(DATA EXTRACT):
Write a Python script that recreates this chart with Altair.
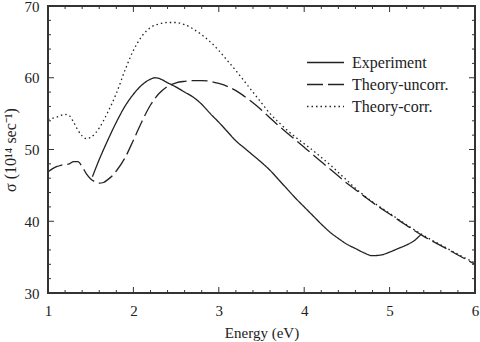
import altair as alt
import pandas as pd

# Experimental optical conductivity
exp_e = [1.52, 1.6, 1.7, 1.8, 1.9, 2.0, 2.1, 2.2, 2.25, 2.3, 2.4, 2.5, 2.6, 2.7, 2.8, 2.9,
         3.0, 3.1, 3.2, 3.3, 3.4, 3.5, 3.6, 3.7, 3.8, 3.9, 4.0, 4.1, 4.2, 4.3, 4.4, 4.5,
         4.6, 4.7, 4.8, 4.9, 5.0, 5.1, 5.2, 5.3, 5.37]
exp_s = [46.2, 48.6, 51.3, 53.8, 56.0, 57.7, 59.0, 59.8, 60.0, 59.9, 59.3, 58.7, 58.0, 57.3, 56.3, 55.0,
         53.8, 52.5, 51.2, 50.2, 49.2, 48.2, 47.1, 45.8, 44.5, 43.2, 42.0, 40.8, 39.6, 38.5, 37.6, 36.8,
         36.2, 35.6, 35.2, 35.3, 35.7, 36.2, 36.7, 37.4, 38.2]

# Theory without correlation corrections
unc_e = [1.0, 1.05, 1.1, 1.15, 1.2, 1.25, 1.3, 1.35, 1.4, 1.45, 1.5, 1.55, 1.6, 1.65, 1.7, 1.75,
         1.8, 1.9, 2.0, 2.1, 2.2, 2.3, 2.4, 2.5, 2.6, 2.7, 2.8, 2.9, 3.0, 3.1, 3.2, 3.3, 3.4,
         3.5, 3.6, 3.7, 3.8, 3.9, 4.0, 4.1, 4.2, 4.3, 4.4, 4.5, 4.6, 4.7, 4.8, 4.9, 5.0, 5.2,
         5.4, 5.6, 5.8, 6.0]
unc_s = [46.9, 47.3, 47.6, 47.8, 47.9, 48.0, 48.3, 48.3, 47.6, 46.6, 45.9, 45.5, 45.3, 45.4, 45.8, 46.3,
         47.0, 48.8, 51.3, 53.9, 56.2, 57.8, 58.8, 59.3, 59.5, 59.6, 59.6, 59.5, 59.2, 58.8, 58.2, 57.4, 56.5,
         55.5, 54.4, 53.3, 52.3, 51.3, 50.3, 49.3, 48.3, 47.3, 46.3, 45.3, 44.4, 43.5, 42.6, 41.8, 41.0, 39.4,
         37.9, 36.6, 35.3, 34.0]

# Theory with correlation corrections
cor_e = [1.0, 1.1, 1.2, 1.25, 1.3, 1.35, 1.4, 1.45, 1.5, 1.55, 1.6, 1.7, 1.8, 1.9, 2.0, 2.1, 2.2,
         2.3, 2.4, 2.5, 2.6, 2.7, 2.8, 2.9, 3.0, 3.1, 3.2, 3.3, 3.4, 3.5, 3.6, 3.7, 3.8, 3.9,
         4.0, 4.1, 4.2, 4.3, 4.4, 4.5, 4.6, 4.7, 4.8, 4.9, 5.0, 5.2, 5.4, 5.6, 5.8, 6.0]
cor_s = [54.2, 54.5, 54.9, 54.7, 53.8, 52.7, 51.9, 51.5, 51.7, 52.2, 53.0, 55.2, 57.8, 61.0, 63.8, 65.8, 67.0,
         67.5, 67.7, 67.7, 67.4, 66.8, 66.0, 65.0, 63.8, 62.4, 61.0, 59.5, 58.0, 56.5, 55.0, 53.8, 52.7, 51.7,
         50.8, 49.9, 48.9, 47.9, 46.8, 45.7, 44.6, 43.6, 42.7, 41.9, 41.1, 39.5, 38.0, 36.7, 35.4, 34.2]

series = ["Experiment", "Theory-uncorr.", "Theory-corr."]
dashes = [[1, 0], [16, 5], [1.5, 3]]

x_major = [1, 2, 3, 4, 5, 6]
y_major = [30, 40, 50, 60, 70]
x_minor = [round(1 + 0.2 * i, 1) for i in range(26) if i % 5 != 0]
y_minor = [30 + 2 * i for i in range(21) if i % 5 != 0]

W, H = 427, 287
SERIF = "Liberation Serif"
INK = "#222222"
FRAME = "#333333"

frames = []
for name, e, s in [(series[0], exp_e, exp_s), (series[1], unc_e, unc_s), (series[2], cor_e, cor_s)]:
    frames.append(pd.DataFrame({"E": e, "sigma": s, "series": name}))
df = pd.concat(frames, ignore_index=True)

xs = alt.Scale(domain=[1, 6], nice=False, zero=False)
ys = alt.Scale(domain=[30, 70], nice=False, zero=False)

x_axis = alt.Axis(values=x_major, format="d", tickSize=0, domain=False, grid=False, labelFlush=False,
                  labelFont=SERIF, labelFontSize=15, labelColor=INK, labelPadding=10,
                  title="Energy (eV)", titleFont=SERIF, titleFontSize=15, titleFontWeight="normal",
                  titleColor=INK, titlePadding=7)
y_axis = alt.Axis(values=y_major, format="d", tickSize=0, domain=False, grid=False, labelFlush=False,
                  labelFont=SERIF, labelFontSize=15, labelColor=INK, labelPadding=9,
                  title="σ (10¹⁴ sec⁻¹)", titleFont=SERIF, titleFontSize=16, titleFontWeight="normal",
                  titleColor=INK, titlePadding=6)

lines = alt.Chart(df).mark_line(strokeWidth=1.3, interpolate="monotone").encode(
    x=alt.X("E:Q", scale=xs, axis=x_axis),
    y=alt.Y("sigma:Q", scale=ys, axis=y_axis),
    strokeDash=alt.StrokeDash("series:N", scale=alt.Scale(domain=series, range=dashes), legend=None),
    color=alt.value(INK),
    detail="series:N",
)

# Inward tick marks on all four sides
def xticks(vals, length):
    d = pd.DataFrame({"E": vals})
    base = alt.Chart(d).mark_rule(color=FRAME, strokeWidth=1)
    bottom = base.encode(x=alt.X("E:Q", scale=xs, axis=x_axis), y=alt.value(H), y2=alt.value(H - length))
    top = base.encode(x=alt.X("E:Q", scale=xs, axis=x_axis), y=alt.value(0), y2=alt.value(length))
    return [bottom, top]

def yticks(vals, length):
    d = pd.DataFrame({"sigma": vals})
    base = alt.Chart(d).mark_rule(color=FRAME, strokeWidth=1)
    left = base.encode(y=alt.Y("sigma:Q", scale=ys, axis=y_axis), x=alt.value(0), x2=alt.value(length))
    right = base.encode(y=alt.Y("sigma:Q", scale=ys, axis=y_axis), x=alt.value(W), x2=alt.value(W - length))
    return [left, right]

ticks = xticks(x_major, 6) + xticks(x_minor, 3) + yticks(y_major, 6) + yticks(y_minor, 3)

# Plot frame
frame = alt.Chart(pd.DataFrame({"k": [0]})).mark_rect(
    fillOpacity=0, stroke=FRAME, strokeWidth=2
).encode(x=alt.value(0), x2=alt.value(W), y=alt.value(0), y2=alt.value(H))

# Legend drawn inside the plot area
legend_layers = []
for i, (name, dash) in enumerate(zip(series, dashes)):
    yy = 56.5 + 22 * i
    row = pd.DataFrame({"series": [name]})
    legend_layers.append(
        alt.Chart(row).mark_rule(strokeWidth=1.3, color=INK, strokeDash=dash).encode(
            x=alt.value(259), x2=alt.value(296), y=alt.value(yy))
    )
    legend_layers.append(
        alt.Chart(row).mark_text(align="left", baseline="middle", font=SERIF, fontSize=16,
                                 color=INK).encode(x=alt.value(304), y=alt.value(yy), text="series:N")
    )

chart = alt.layer(lines, *ticks, frame, *legend_layers).properties(
    width=W, height=H,
    autosize=alt.AutoSizeParams(type="none"),
    padding={"left": 48, "top": 6, "right": 5, "bottom": 49},
).configure_view(stroke=None).configure(background="white")

chart.save("out.html", embed_options={"renderer": "svg", "actions": False})
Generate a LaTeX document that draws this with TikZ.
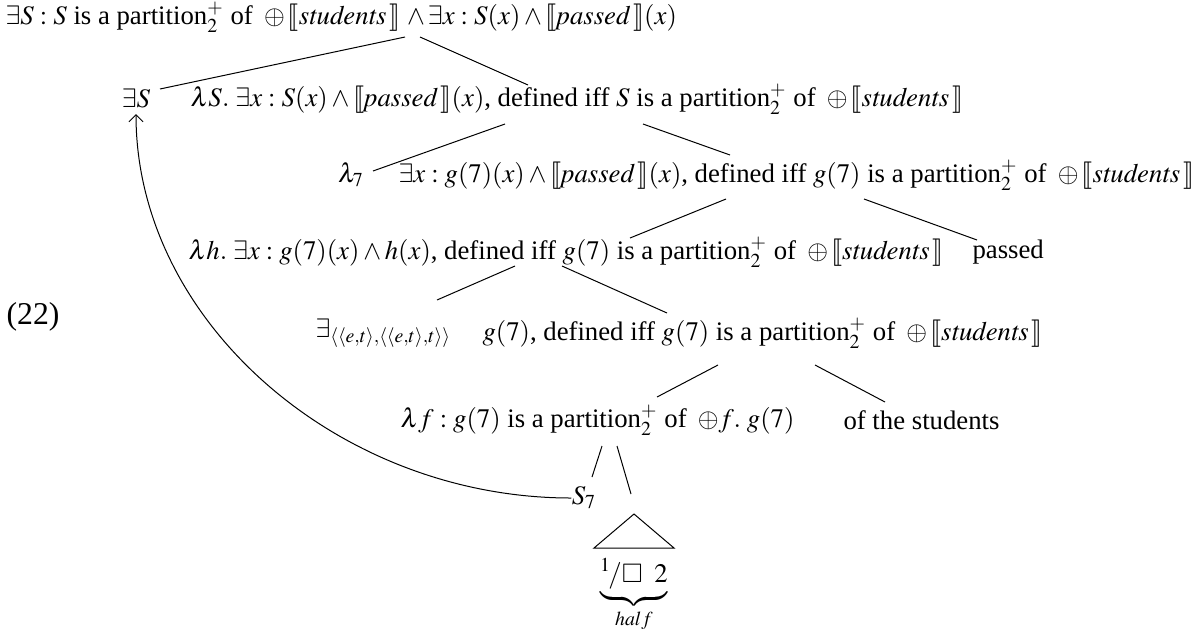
\documentclass[tikz,border=0pt]{standalone}
\usepackage{amsmath,amssymb}
\usepackage{mathptmx}
\usepackage{stmaryrd}
\usepackage{fontspec}
\setmainfont{Liberation Serif}
\usepackage{tikz}
\usetikzlibrary{arrows.meta,calc}
\newcommand{\semb}[1]{\llbracket\mathit{#1}\,\rrbracket}
\newcommand{\ptn}{partition$^+_2$ of\, $\oplus\,\semb{students}$}

\begin{document}
\begin{tikzpicture}[x=0.4pt,y=-0.4pt,
    font=\fontsize{10.7}{12}\selectfont,
    lbl/.style={inner sep=0pt,anchor=west},
    leaf/.style={inner sep=0pt},
    mv/.style={-{Straight Barb[length=1mm]},line width=0.4pt}
  ]
  \useasboundingbox (0,0) rectangle (1203,628);
  \node[leaf,font=\fontsize{12.7}{15}\selectfont] (exnum) at (33,317) {(22)};
  % tree nodes
  \node[lbl] (root) at (5,17) {$\exists S : S$ is a \ptn\ $\wedge\,\exists x : S(x)\wedge\semb{passed}(x)$};
  \node[leaf] (exS) at (136,98) {$\exists S$};
  \node[lbl] (lamS) at (190,99) {$\lambda S.\;\exists x : S(x)\wedge\semb{passed}(x)$, defined iff $S$ is a \ptn};
  \node[leaf] (lamSeven) at (351,175) {$\lambda_7$};
  \node[lbl] (exX) at (398,175) {$\exists x : g(7)(x)\wedge\semb{passed}(x)$, defined iff $g(7)$ is a \ptn};
  \node[lbl] (lamH) at (188,252) {$\lambda h.\;\exists x : g(7)(x)\wedge h(x)$, defined iff $g(7)$ is a \ptn};
  \node[lbl] (passed) at (972,252) {passed};
  \node[lbl] (exT) at (315,333) {$\exists_{\langle\langle e,t\rangle,\langle\langle e,t\rangle,t\rangle\rangle}$};
  \node[lbl] (gSeven) at (482,333) {$g(7)$, defined iff $g(7)$ is a \ptn};
  \node[lbl] (lamF) at (400,420) {$\lambda f : g(7)$ is a partition$^+_2$ of\, $\oplus f.\; g(7)$};
  \node[lbl] (stud) at (843,420) {of the students};
  \node[leaf] (sSeven) at (584,498) {$S_7$};
  \coordinate (roof) at (634,514);
  \node[leaf,anchor=north] (half) at (634,558) {$\underbrace{\rule[-2pt]{0pt}{2pt}{}^{1}\!/\square\;\;2}_{half}$};
  % branches
  \draw ($(root.west)+(400,20)$) -- ($(exS.center)+(24,-9)$);
  \draw ($(root.west)+(415,20)$) -- ($(lamS.west)+(338,-14)$);
  \draw ($(lamS.west)+(315,25)$) -- ($(lamSeven.center)+(22,-4)$);
  \draw ($(lamS.west)+(453,25)$) -- ($(exX.west)+(332,-20)$);
  \draw ($(exX.west)+(328,24)$) -- ($(lamH.west)+(442,-14)$);
  \draw ($(exX.west)+(466,24)$) -- ($(passed.west)+(5,-12)$);
  \draw ($(lamH.west)+(327,14)$) -- ($(exT.west)+(122,-33)$);
  \draw ($(lamH.west)+(374,14)$) -- ($(gSeven.west)+(185,-20)$);
  \draw ($(gSeven.west)+(236,32)$) -- ($(lamF.west)+(257,-23)$);
  \draw ($(gSeven.west)+(333,32)$) -- ($(stud.west)+(42,-18)$);
  \draw ($(lamF.west)+(202,26)$) -- ($(sSeven.center)+(8,-21)$);
  \draw ($(lamF.west)+(217,26)$) -- ($(roof)+(-3,-20)$);
  \draw (roof) -- ++(-40,34) -- ++(80,0) -- cycle;
  % movement
  \draw[mv] (sSeven.west) .. controls ($(sSeven.west)+(-233,0)$) and ($(exS.south)+(0,213)$) .. ($(exS.south)+(0,6)$);
\end{tikzpicture}
\end{document}
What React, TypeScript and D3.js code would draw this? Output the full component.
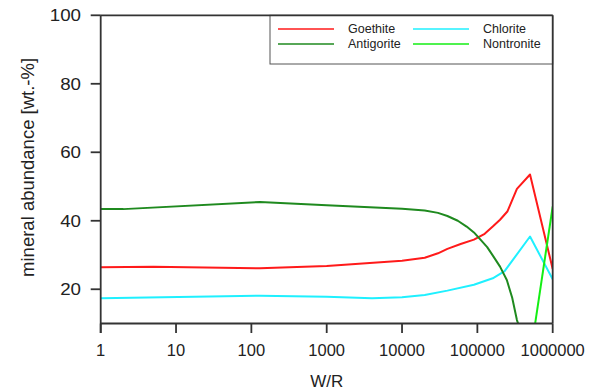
import React from 'react';
import * as d3 from 'd3';

// W/R sample points and mineral abundances (wt.-%)
const goethiteWR = [1, 5, 130, 1000, 10000, 20000, 30000, 40000, 60000, 90000, 125000, 160000, 200000, 250000, 335000, 500000, 1000000];
const goethite = [26.4, 26.6, 26.1, 26.8, 28.3, 29.2, 30.5, 31.8, 33.2, 34.5, 36.2, 38.3, 40.3, 42.7, 49.3, 53.5, 25.9];

const chloriteWR = [1, 130, 1000, 4000, 10000, 20000, 40000, 90000, 160000, 230000, 500000, 1000000];
const chlorite = [17.4, 18.1, 17.8, 17.4, 17.7, 18.3, 19.6, 21.3, 23.2, 25.3, 35.4, 22.9];

const antigoriteWR = [1, 2, 130, 1000, 10000, 20000, 30000, 40000, 55000, 72000, 90000, 110000, 135000, 163000, 200000, 246000, 290000, 335000, 500000];
const antigorite = [43.4, 43.4, 45.5, 44.5, 43.5, 43.0, 42.3, 41.4, 40.0, 38.3, 36.6, 34.5, 32.3, 29.6, 26.6, 22.7, 17.5, 11, 0];

const nontroniteWR = [500000, 1000000];
const nontronite = [0, 44.2];

const xTicks = [1, 10, 100, 1000, 10000, 100000, 1000000];
const yTicks = [20, 40, 60, 80, 100];

const series = [
  { name: 'Goethite', color: '#ff1a1a', wr: goethiteWR, values: goethite },
  { name: 'Chlorite', color: '#1ff0ff', wr: chloriteWR, values: chlorite },
  { name: 'Antigorite', color: '#1f8a1f', wr: antigoriteWR, values: antigorite },
  { name: 'Nontronite', color: '#14ee14', wr: nontroniteWR, values: nontronite },
];

const font = '"Liberation Sans", Arial, sans-serif';

const App = () => {
  const width = 596;
  const height = 391;
  const left = 100.7;
  const right = 552.7;
  const top = 15.3;
  const bottom = 323.5;

  const x = d3.scaleLog().domain([1, 1000000]).range([left, right]);
  const y = d3.scaleLinear().domain([10, 100]).range([bottom, top]);

  const line = d3.line<[number, number]>()
    .x(d => x(d[0]))
    .y(d => y(d[1]));

  const axisColor = '#333';

  // legend box sits in the top right corner of the frame
  const legend = { x0: 270, y0: top, x1: right, y1: 64 };
  const legendItems = [
    { s: series[0], col: 0, row: 0 },
    { s: series[1], col: 1, row: 0 },
    { s: series[2], col: 0, row: 1 },
    { s: series[3], col: 1, row: 1 },
  ];

  return (
    <svg width={width} height={height} style={{ position: 'absolute', left: 0, top: 0, background: '#fff' }}>
      <defs>
        <clipPath id="plot">
          <rect x={left} y={top} width={right - left} height={bottom - top} />
        </clipPath>
      </defs>

      <g clipPath="url(#plot)">
        {series.map(s => (
          <path
            key={s.name}
            d={line(s.wr.map((w, i) => [w, s.values[i]] as [number, number])) || ''}
            fill="none"
            stroke={s.color}
            strokeWidth={2}
            strokeLinejoin="round"
          />
        ))}
      </g>

      {/* legend */}
      <rect
        x={legend.x0}
        y={legend.y0}
        width={legend.x1 - legend.x0}
        height={legend.y1 - legend.y0}
        fill="#fff"
        stroke="#555"
        strokeWidth={1}
      />
      {legendItems.map(({ s, col, row }) => {
        const lx = 278 + col * 135;
        const ly = 29 + row * 15;
        return (
          <g key={s.name}>
            <line x1={lx} x2={lx + 56} y1={ly} y2={ly} stroke={s.color} strokeWidth={1.6} />
            <text x={lx + 70} y={ly + 4.3} fontFamily={font} fontSize={12.5} fill="#222">
              {s.name}
            </text>
          </g>
        );
      })}

      {/* frame */}
      <line x1={left} x2={right} y1={top} y2={top} stroke={axisColor} strokeWidth={1.8} />
      <line x1={right} x2={right} y1={top} y2={bottom} stroke={axisColor} strokeWidth={1.8} />
      <line x1={left} x2={left} y1={top} y2={bottom + 9.5} stroke={axisColor} strokeWidth={1.8} />
      <line x1={left} x2={right} y1={bottom} y2={bottom} stroke={axisColor} strokeWidth={1.8} />

      {/* y axis */}
      {yTicks.map(t => (
        <g key={t}>
          <line x1={left - 10} x2={left} y1={y(t)} y2={y(t)} stroke={axisColor} strokeWidth={1.8} />
          <text
            transform={`translate(81,${y(t) + 5.9}) scale(1.15,1)`}
            textAnchor="end"
            fontFamily={font}
            fontSize={16.3}
            fill="#222"
          >
            {t}
          </text>
        </g>
      ))}
      <text
        transform={`translate(33.5,${(top + bottom) / 2 - 2}) rotate(-90)`}
        textAnchor="middle"
        fontFamily={font}
        fontSize={18.5}
        fill="#222"
      >
        mineral abundance [wt.-%]
      </text>

      {/* x axis */}
      {xTicks.map(t => (
        <g key={t}>
          <line x1={x(t)} x2={x(t)} y1={bottom} y2={bottom + 9.5} stroke={axisColor} strokeWidth={1.8} />
          <text x={x(t)} y={356} textAnchor="middle" fontFamily={font} fontSize={16.5} fill="#222">
            {t}
          </text>
        </g>
      ))}
      <text x={(left + right) / 2} y={387} textAnchor="middle" fontFamily={font} fontSize={17} fill="#222">
        W/R
      </text>
    </svg>
  );
};

export default App;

(CHALLENGE): For the material above, give again only the lines starting at the line that contains "What React, TypeScript" and ending at the line that contains "const axisColor = '#333';". Pictures do not belong in the copy.

(OUTPUT BELOW):
What React, TypeScript and D3.js code would draw this? Output the full component.
import React from 'react';
import * as d3 from 'd3';

// W/R sample points and mineral abundances (wt.-%)
const goethiteWR = [1, 5, 130, 1000, 10000, 20000, 30000, 40000, 60000, 90000, 125000, 160000, 200000, 250000, 335000, 500000, 1000000];
const goethite = [26.4, 26.6, 26.1, 26.8, 28.3, 29.2, 30.5, 31.8, 33.2, 34.5, 36.2, 38.3, 40.3, 42.7, 49.3, 53.5, 25.9];

const chloriteWR = [1, 130, 1000, 4000, 10000, 20000, 40000, 90000, 160000, 230000, 500000, 1000000];
const chlorite = [17.4, 18.1, 17.8, 17.4, 17.7, 18.3, 19.6, 21.3, 23.2, 25.3, 35.4, 22.9];

const antigoriteWR = [1, 2, 130, 1000, 10000, 20000, 30000, 40000, 55000, 72000, 90000, 110000, 135000, 163000, 200000, 246000, 290000, 335000, 500000];
const antigorite = [43.4, 43.4, 45.5, 44.5, 43.5, 43.0, 42.3, 41.4, 40.0, 38.3, 36.6, 34.5, 32.3, 29.6, 26.6, 22.7, 17.5, 11, 0];

const nontroniteWR = [500000, 1000000];
const nontronite = [0, 44.2];

const xTicks = [1, 10, 100, 1000, 10000, 100000, 1000000];
const yTicks = [20, 40, 60, 80, 100];

const series = [
  { name: 'Goethite', color: '#ff1a1a', wr: goethiteWR, values: goethite },
  { name: 'Chlorite', color: '#1ff0ff', wr: chloriteWR, values: chlorite },
  { name: 'Antigorite', color: '#1f8a1f', wr: antigoriteWR, values: antigorite },
  { name: 'Nontronite', color: '#14ee14', wr: nontroniteWR, values: nontronite },
];

const font = '"Liberation Sans", Arial, sans-serif';

const App = () => {
  const width = 596;
  const height = 391;
  const left = 100.7;
  const right = 552.7;
  const top = 15.3;
  const bottom = 323.5;

  const x = d3.scaleLog().domain([1, 1000000]).range([left, right]);
  const y = d3.scaleLinear().domain([10, 100]).range([bottom, top]);

  const line = d3.line<[number, number]>()
    .x(d => x(d[0]))
    .y(d => y(d[1]));

  const axisColor = '#333';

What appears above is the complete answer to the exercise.